Els millors professors europeus (2008), Manel.

Els millors professors europeus (2008), Manel.

Na cena pop/rock catalã contemporânea, pude destacar dois grupos: Manel e La Célula Durmiente. Manel é o típico produto do atual indie folk tão apreciado pelas novas gerações. Quando escuto o meu arquivão de músicas randômicas, às vezes tenho de esperar o vocalista começar a cantar para saber se é Manel ou Los Hermanos. Apesar das boas músicas, o fato do grupo só compor em catalão impede maior divulgação. O primeiro álbum, o ótimo Els millors professors europeus (2008), titulo tirado da canção Pla quinquennal, acabou incentivando uma onde de música pop em catalão. De lá pra cá, a banda lançou mais dois discos, sempre com boa vendagem e repercussão na região.

Disco Póstumo (2010), La Célula Durmiente.

Disco Póstumo (2010), La Célula Durmiente.

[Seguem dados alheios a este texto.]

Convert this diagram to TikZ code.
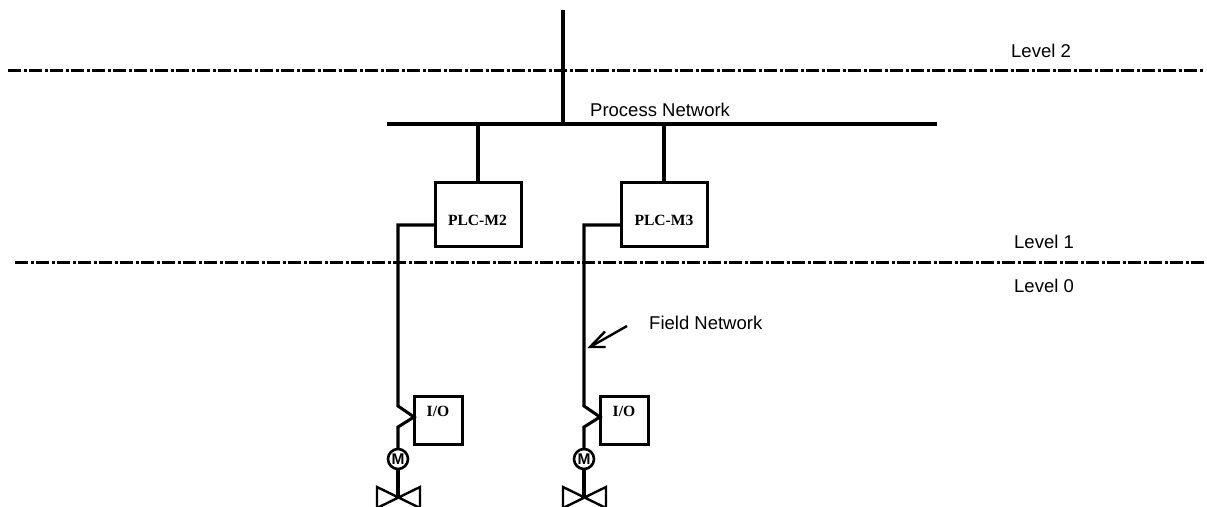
\documentclass[tikz,border=0pt]{standalone}
\usepackage{fontspec}
\setmainfont{Liberation Sans}
\newfontfamily\boxfont{Liberation Serif}[Scale=1]
\begin{document}
\begin{tikzpicture}[x=1pt,y=-1pt,line join=miter,
  wire/.style={line width=3.05pt},
  levelline/.style={line width=3pt,dash pattern=on 13pt off 3pt on 2.5pt off 2.5pt},
  plcbox/.style={draw,line width=3pt,outer sep=0pt,minimum width=86pt,minimum height=64pt,inner sep=0pt,anchor=north west},
  iobox/.style={draw,line width=3pt,outer sep=0pt,minimum width=48pt,minimum height=48pt,inner sep=0pt,anchor=north west},
  boxlabel/.style={font=\boxfont\bfseries\fontsize{15.6}{18}\selectfont,inner sep=0pt},
  caption/.style={font=\fontsize{18.5}{22}\selectfont,inner sep=0pt,anchor=base west},
  motor/.style={draw,circle,line width=2.6pt,outer sep=0pt,minimum size=20pt,inner sep=0pt,font=\bfseries\fontsize{15.5}{17}\selectfont},
  valveshape/.style={line width=2.4pt}]
\useasboundingbox (0,0) rectangle (1207,506);
\clip (0,0) rectangle (1207,506);

% level lines
\coordinate (l2a) at (8,70);   \coordinate (l2b) at (1204,70);
\coordinate (l1a) at (15,262); \coordinate (l1b) at (1206,262);
\draw[levelline] (l2a) -- (l2b);
\draw[levelline] (l1a) -- (l1b);

% captions
\node[caption] (lv2) at (1011,57) {Level 2};
\node[caption] (lv1) at (1014,248) {Level 1};
\node[caption] (lv0) at (1014,292) {Level 0};
\node[caption] (pn) at (590,116) {Process Network};
\node[caption] (fn) at (649,329) {Field Network};

% bus
\coordinate (busa) at (387,124); \coordinate (busb) at (937,124);
\coordinate (top) at (563,10);   \coordinate (topb) at (563,124);
\draw[wire] (busa) -- (busb);
\draw[wire] (top) -- (topb);

% PLCs
\node[plcbox] (plc2) at (435,182) {};
\node[plcbox] (plc3) at (621,182) {};
\node[boxlabel] (plc2t) at (477.5,220) {PLC-M2};
\node[boxlabel] (plc3t) at (664,220) {PLC-M3};
\draw[wire] (plc2.north |- busa) -- (plc2.north);
\draw[wire] (plc3.north |- busa) -- (plc3.north);

% I/O
\node[iobox] (io2) at (414,396) {};
\node[iobox] (io3) at (600,396) {};
\node[boxlabel] (io2t) at (438,411) {I/O};
\node[boxlabel] (io3t) at (624,411) {I/O};

% motors
\node[motor] (m2) at (398,459) {M};
\node[motor] (m3) at (584,459) {M};

% valve centres
\coordinate (v2) at (398,497);
\coordinate (v3) at (584,497);

% field wires
\draw[wire] (plc2.west |- 0,225) -- (398,225) -- (398,406) -- (io2.west |- 0,417) -- (398,427) -- (m2.north);
\draw[wire] (plc3.west |- 0,225) -- (584,225) -- (584,406) -- (io3.west |- 0,417) -- (584,427) -- (m3.north);
\draw[wire] (m2.south) -- (v2);
\draw[wire] (m3.south) -- (v3);

% valves
\draw[valveshape] (377,487) -- (420,508) -- (420,487) -- (377,508) -- cycle;
\draw[valveshape] (563,487) -- (606,508) -- (606,487) -- (563,508) -- cycle;

% field network arrow
\coordinate (fa) at (627,326);
\coordinate (fb) at (590,347);
\draw[line width=2.4pt] (fa) -- (fb);
\draw[line width=2.4pt] (605,331.5) -- (fb) -- (605.5,347);
\end{tikzpicture}
\end{document}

Falar de La Célula Durmiente é falar basicamente de Joan Colomo, que surgiu com o Zeidun, uma banda punk alternativa que remete às raízes barulhentas do grunge. Em 2004 Colomo aparece à frente do trio La Célula Durmiente, com o álbum Perverso Universo. O estilo é mais eclético e melódico que sua banda anterior, e bastante alternativo e experimental, cantando em inglês, espanhol e catalão. Entretanto, mesmo em Barcelona não é tão fácil encontrar esse material, sendo a internet o meio mais acessível. Tive a sorte de dar de cara com o Disco Póstumo, de 2010, quando Colomo já iniciara sua carreira solo com Contra todo pronóstico, em 2009. Depois lança Producto Interior Bruto em dois volumes, repleto de faixas curtíssimas (característica também do Célula Duermiente, como nos pouco mais de 2 minutos de Canción Póstuma), que recebe boas críticas. Em 2014 sai La fília i la fobia, seu trabalho mais recente. Colomo parece uma versão catalã de Beck, só que com outro background e com um canto propositalmente desleixado tipo Marcelo Amarante.